El twitter del diputado agitador de Juntos por el Cambio Fernando Iglesias lo dijo todo: “No quieren más marchas, retiren la reforma”. Los diarios del establishment-como siempre-ya habían marcado la línea. Habían titulado horas antes que “a pesar de la marcha”, el gobierno impulsa la Reforma Judicial. La intención de la derecha podría definirse, en tiempos de vacunas, como tratar de inocularle al presidente Alberto Fernández el síndrome Lenín Moreno, actual presidente de Ecuador. En un manual de medicina podría definirse así: enfermedad por la cual el candidato que gana una elección aplica el programa que traían bajo el brazo sus adversarios.

El proceso ecuatoriano, con todas sus particularidades y la imposibilidad de compararlo con el argentino, sirve para ilustrar sobre estas pretensiones.

Moreno llegó al poder-se sabe-de la mano de Rafael Correa.

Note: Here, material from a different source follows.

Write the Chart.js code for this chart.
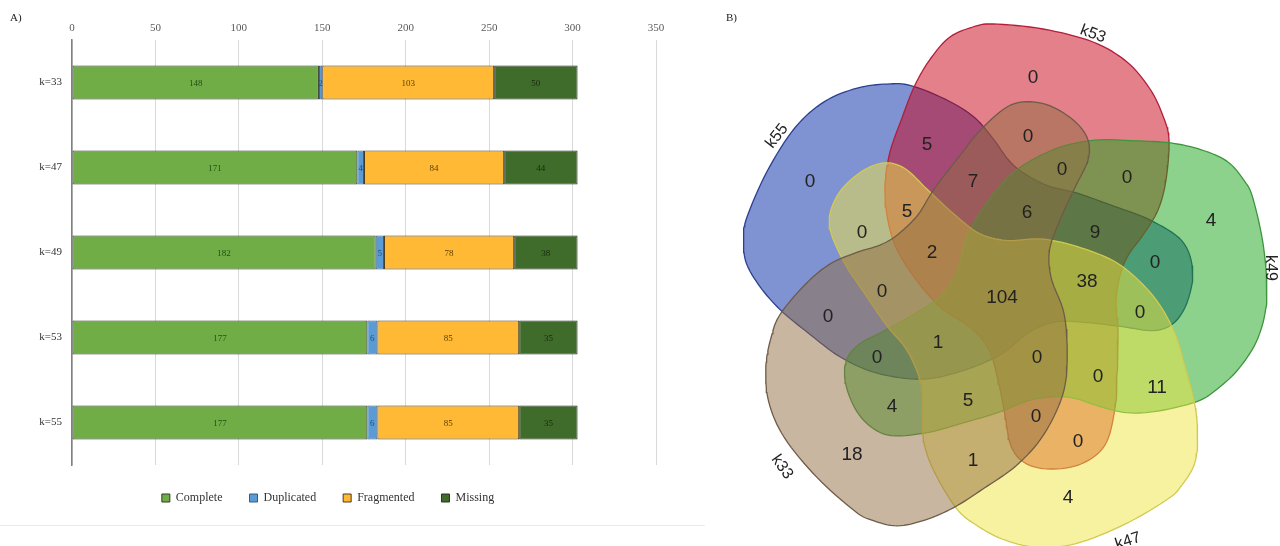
<!DOCTYPE html>
<html>
<head>
<meta charset="utf-8">
<script src="https://cdn.jsdelivr.net/npm/chart.js@4/dist/chart.umd.min.js"></script>
<style>
  html, body { margin: 0; padding: 0; background: #ffffff; }
  #wrap { position: relative; width: 1280px; height: 546px; overflow: hidden; }
  canvas.panel { position: absolute; top: 0; }
  .tag { position: absolute; font: 11px "Liberation Serif", "DejaVu Serif", serif; color: #222; }
  .frame { position: absolute; left: 0; top: 525px; width: 705px; height: 1px; background: #ececec; }
</style>
</head>
<body>
<div id="wrap">
  <canvas id="busco" class="panel" width="720" height="546" style="left:0"></canvas>
  <canvas id="venn" class="panel" width="560" height="546" style="left:720px"></canvas>
  <div class="tag" style="left:10px; top:11px">A)</div>
  <div class="tag" style="left:726px; top:11px">B)</div>
  <div class="frame"></div>
</div>
<script>
// ---- Panel A: BUSCO completeness per k-mer assembly ----
const assemblies = ['k=33', 'k=47', 'k=49', 'k=53', 'k=55'];
const complete   = [148, 171, 182, 177, 177];
const duplicated = [2, 4, 5, 6, 6];
const fragmented = [103, 84, 78, 85, 85];
const missing    = [50, 44, 38, 35, 35];
const axisTicks  = [0, 50, 100, 150, 200, 250, 300, 350];

// ---- Panel B: shared genes between assemblies (5-set Venn) ----
const vennSets   = ['k53', 'k49', 'k47', 'k33', 'k55'];
const vennCounts = [0, 5, 0, 7, 0, 0, 5, 6, 9, 0, 0, 2, 0, 0, 1, 0,
                    38, 104, 0, 0, 0, 0, 11, 5, 0, 0, 1, 4, 18, 4, 4];

// where each region count is written (Venn plane, centre at 0,0, y downwards)
const vennCountAnchors = [
  [30, -212], [-76, -145], [25, -153], [-30, -108], [59, -120], [124, -112],
  [-96, -78], [24, -77], [92, -57], [-193, -108], [-141, -57], [-71, -37],
  [-121, 2], [-175, 27], [-65, 53], [-126, 68], [84, -8], [-1, 8],
  [152, -27], [137, 23], [34, 68], [95, 87], [154, 98], [-35, 111],
  [33, 127], [75, 152], [-30, 171], [-111, 117], [-151, 165], [65, 208], [208, -69]
];
// set name labels: position and text angle (degrees)
const vennLabelAnchors = [[90, -256], [267, -22], [125, 251], [-221, 177], [-226, -154]];
const vennLabelAngles  = [20, 90, -18, 55, -52];

// outline of one set; the other four are the same outline turned by 72 degree steps
const setOutline = [
  [-53, -253], [-30, -263], [-10, -266], [40, -261], [90, -248], [124, -228],
  [147, -201], [160, -174], [166, -150], [163, -110], [155, -80], [140, -55],
  [126, -36], [118, -18], [113, 10], [115, 40], [114, 80], [112, 118],
  [102, 155], [78, 174], [47, 179], [22, 173], [8, 156], [2, 125],
  [-5, 90], [-14, 60], [-32, 38], [-63, 17], [-91, -16], [-110, -50],
  [-118, -94], [-114, -134], [-101, -172], [-88, -205], [-72, -232]
];

const vennFill   = ['rgba(201,1,21,0.5)', 'rgba(25,165,25,0.5)', 'rgba(239,229,65,0.5)',
                    'rgba(145,109,65,0.5)', 'rgba(0,39,167,0.5)'];
const vennStroke = ['#b21e3c', '#3c963c', '#d2ca50', '#6e5c48', '#2b3f8f'];
// paint order: blue lowest, then red, green, yellow, brown on top
const vennLayer  = [3, 2, 1, 0, 4];

const serif = '"Liberation Serif", "DejaVu Serif", serif';
const sans  = '"Liberation Sans", Arial, sans-serif';

// closed Catmull-Rom curve through the outline knots
function smoothLoop(pts, steps) {
  const out = [];
  const n = pts.length;
  const f = (a, b, c, d, t) => {
    const t2 = t * t, t3 = t2 * t;
    return 0.5 * (2 * b + (-a + c) * t + (2 * a - 5 * b + 4 * c - d) * t2 + (-a + 3 * b - 3 * c + d) * t3);
  };
  for (let i = 0; i < n; i++) {
    const p0 = pts[(i - 1 + n) % n], p1 = pts[i], p2 = pts[(i + 1) % n], p3 = pts[(i + 2) % n];
    for (let s = 0; s < steps; s++) {
      const t = s / steps;
      out.push([f(p0[0], p1[0], p2[0], p3[0], t), f(p0[1], p1[1], p2[1], p3[1], t)]);
    }
  }
  out.push(out[0]);
  return out;
}

function turn(pts, deg) {
  const a = deg * Math.PI / 180, c = Math.cos(a), s = Math.sin(a);
  return pts.map(([x, y]) => ({ x: x * c - y * s, y: x * s + y * c }));
}

// ---- Panel A chart ----
const valueColors = ['#244d14', '#1f4e79', '#5c4300', '#182c0e'];
const barValues = {
  id: 'barValues',
  afterDatasetsDraw(chart) {
    const ctx = chart.ctx;
    ctx.save();
    ctx.font = '9px ' + serif;
    ctx.textAlign = 'center';
    ctx.textBaseline = 'middle';
    chart.data.datasets.forEach((ds, di) => {
      ctx.fillStyle = valueColors[di];
      chart.getDatasetMeta(di).data.forEach((bar, i) => {
        ctx.fillText(String(ds.data[i]), (bar.x + bar.base) / 2, bar.y + 1);
      });
    });
    ctx.restore();
  }
};

new Chart(document.getElementById('busco'), {
  type: 'bar',
  data: {
    labels: assemblies,
    datasets: [
      { label: 'Complete',   data: complete,   backgroundColor: '#70ad47', borderColor: '#2f3a2a' },
      { label: 'Duplicated', data: duplicated, backgroundColor: '#5b9bd5', borderColor: '#3a5a78' },
      { label: 'Fragmented', data: fragmented, backgroundColor: '#ffb935', borderColor: '#4a3c20' },
      { label: 'Missing',    data: missing,    backgroundColor: '#3f6b2b', borderColor: '#2a3324' }
    ]
  },
  options: {
    indexAxis: 'y',
    responsive: false,
    animation: false,
    events: [],
    layout: { padding: { left: 0, right: 64, top: 0, bottom: 32 } },
    datasets: { bar: { categoryPercentage: 1, barPercentage: 0.4, borderWidth: 1, borderSkipped: false } },
    scales: {
      x: {
        position: 'top',
        stacked: true,
        min: 0,
        max: 350,
        afterBuildTicks: (s) => { s.ticks = axisTicks.map(v => ({ value: v })); },
        afterFit: (s) => { s.height = 40; },
        ticks: { font: { family: serif, size: 11 }, color: '#595959', padding: 5 },
        grid: { color: '#d9d9d9', drawTicks: false },
        border: { display: false }
      },
      y: {
        stacked: true,
        afterFit: (s) => { s.width = 72; },
        ticks: { font: { family: serif, size: 11 }, color: '#333333', padding: 10 },
        grid: { display: false, drawTicks: false },
        border: { display: true, color: '#7f7f7f', width: 1.5 }
      }
    },
    plugins: {
      legend: {
        position: 'bottom',
        labels: { boxWidth: 8, boxHeight: 8, padding: 27, color: '#333333', font: { family: serif, size: 12 } }
      },
      tooltip: { enabled: false }
    }
  },
  plugins: [barValues]
});

// ---- Panel B chart ----
const vennText = {
  id: 'vennText',
  afterDatasetsDraw(chart) {
    const { ctx, scales: { x, y } } = chart;
    ctx.save();
    ctx.fillStyle = '#222222';
    ctx.textAlign = 'center';
    ctx.textBaseline = 'middle';
    ctx.font = '19px ' + sans;
    vennCounts.forEach((v, i) => {
      const [ax, ay] = vennCountAnchors[i];
      ctx.fillText(String(v), x.getPixelForValue(ax), y.getPixelForValue(ay));
    });
    ctx.font = '16px ' + sans;
    vennSets.forEach((name, i) => {
      const [ax, ay] = vennLabelAnchors[i];
      ctx.save();
      ctx.translate(x.getPixelForValue(ax), y.getPixelForValue(ay));
      ctx.rotate(vennLabelAngles[i] * Math.PI / 180);
      ctx.fillText(name, 0, 0);
      ctx.restore();
    });
    ctx.restore();
  }
};

const loop = smoothLoop(setOutline, 8);
new Chart(document.getElementById('venn'), {
  type: 'line',
  data: {
    datasets: vennSets.map((name, i) => ({
      label: name,
      data: turn(loop, i * 72),
      order: vennLayer[i],
      backgroundColor: vennFill[i],
      borderColor: vennStroke[i],
      borderWidth: 1.3,
      pointRadius: 0,
      tension: 0,
      fill: 'shape'
    }))
  },
  options: {
    responsive: false,
    animation: false,
    events: [],
    layout: { padding: 0 },
    scales: {
      x: { type: 'linear', display: false, min: -283, max: 277 },
      y: { type: 'linear', display: false, min: -290, max: 256, reverse: true }
    },
    plugins: { legend: { display: false }, tooltip: { enabled: false } }
  },
  plugins: [vennText]
});
</script>
</body>
</html>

Si se repasa la campaña, esa sucesión estuvo mejor articulada que la que se intentó en la Argentina entre Cristina Fernández y Daniel Scioli. El rol de cada uno, los niveles de protagonismo, el equilibrio entre conservar el núcleo duro y ampliar, estuvo manejado con mucha destreza. El problema vino después. ¿Es cierto que Correa quería seguir manejando el poder detrás del trono? Sí. ¿Es cierto que esto auguraba una interna entre el presidente saliente y el entrante? Sí. ¿Es acaso tan distinto a lo que pudo haber pasado en su momento entre Néstor Kirchner y Eduardo Duhalde? No. Sin embargo, por motivos que serían muy largos de desarrollar aquí, lo que ocurrió en Ecuador no fue una pelea de poder entre dos caciques que en algún momento se termina de definir. En Ecuador Moreno abrazó el programa de la derecha que él había derrotado. El punto número uno de ese plan era perseguir penalmente a Correa y a todo lo que hubiera estado cerca de él. Y Moreno lo hizo y lo hace. Luego vino un giro neoliberal a medias y un gran vacío de poder.

A los pocos meses de haber ganado las elecciones, en una reunión, un grupo de empresarios de medios de comunicación le dijo a Moreno que no lo “habían votado” pero que lo respaldaban. Y el presidente de Ecuador, con ironía, contestó: “Creo que hoy me quieren más los que no me votaron”. Esa fue una verdad que duró poco. Finalmente no fue el presidente de nadie. La derecha nunca lo vio como propio y el correismo se fracturó y dispersó. Claro que la enorme debilidad de Moreno no se explica sólo por esto sino por el fracaso global de su gestión.

Lo que la derecha argentina espera de Alberto F es esto. La fantasía de ganar siempre, con el propio o con el adversario. Es el intento de que por algún motivo se contagie del síndrome Lenín Moreno.